3. Proprietary Estoppel Claims
A claim for proprietary estoppel often arises in the farming background. For example, a farmer promises his child the farm on death in return for free labour but upon death the farm goes to another. There are three key factors to be established in order to pursue a claim of proprietary estoppel 1) that there were promises or representations made 2) a person’s expectation of what they were to receive and 3) the detriment which they suffered in reliance upon that expectation.

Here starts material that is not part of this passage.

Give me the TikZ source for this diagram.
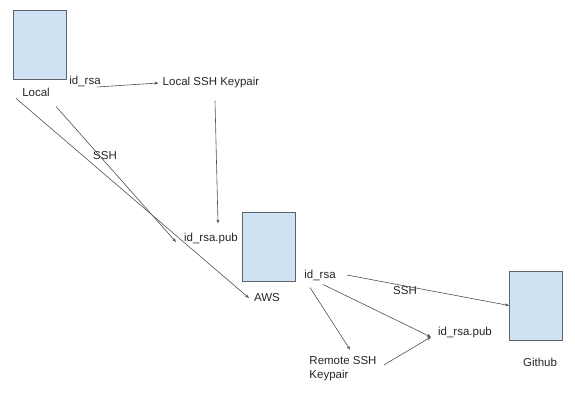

4. Responsibility of Executors and Trustees
An executor’s role can be onerous. Charged to administer a person’s estate when they die and to take out a grant of probate, they can issue proceedings or even enter into contracts to sell land. Indeed, they are also tasked with arranging for all the deceased’s asset to be valued and ascertain all debts and liabilities.
Where you believe there has been a failure by the executor to perform these duties you can hold him/her liable. Executors can be sued for acts of negligence or fraud, as they have responsibility to ensure:
- The estate administration of the deceased is been completed within a reasonable timeframe.
- That payments to all creditor accounts, including any tax liabilities are paid.
- Distributing the assets of the estate to the correct beneficiary.
Similar responsibilities fall on Trustees who administer trusts.
5. Acting for charities in relation to their entitlement under a will
Orpen Franks has experience of dealing with challenges to wills on behalf of charities. We have experience dealing with instances where a charity has been left a legacy in a will but disappointed relatives have taken the view that the charity has received “too much” and should surrender part of its interest.
FREQUENTLY ASKED QUESTIONS
Q: What is the cost of such measures and am I likely to be responsible for costs should I fail in my challenge?
A: The cost of any litigation can be expensive and contesting a will is no different. However, if your case is stateable and not frivolous, then the applicant will regularly be entitled to his or her costs from the estate.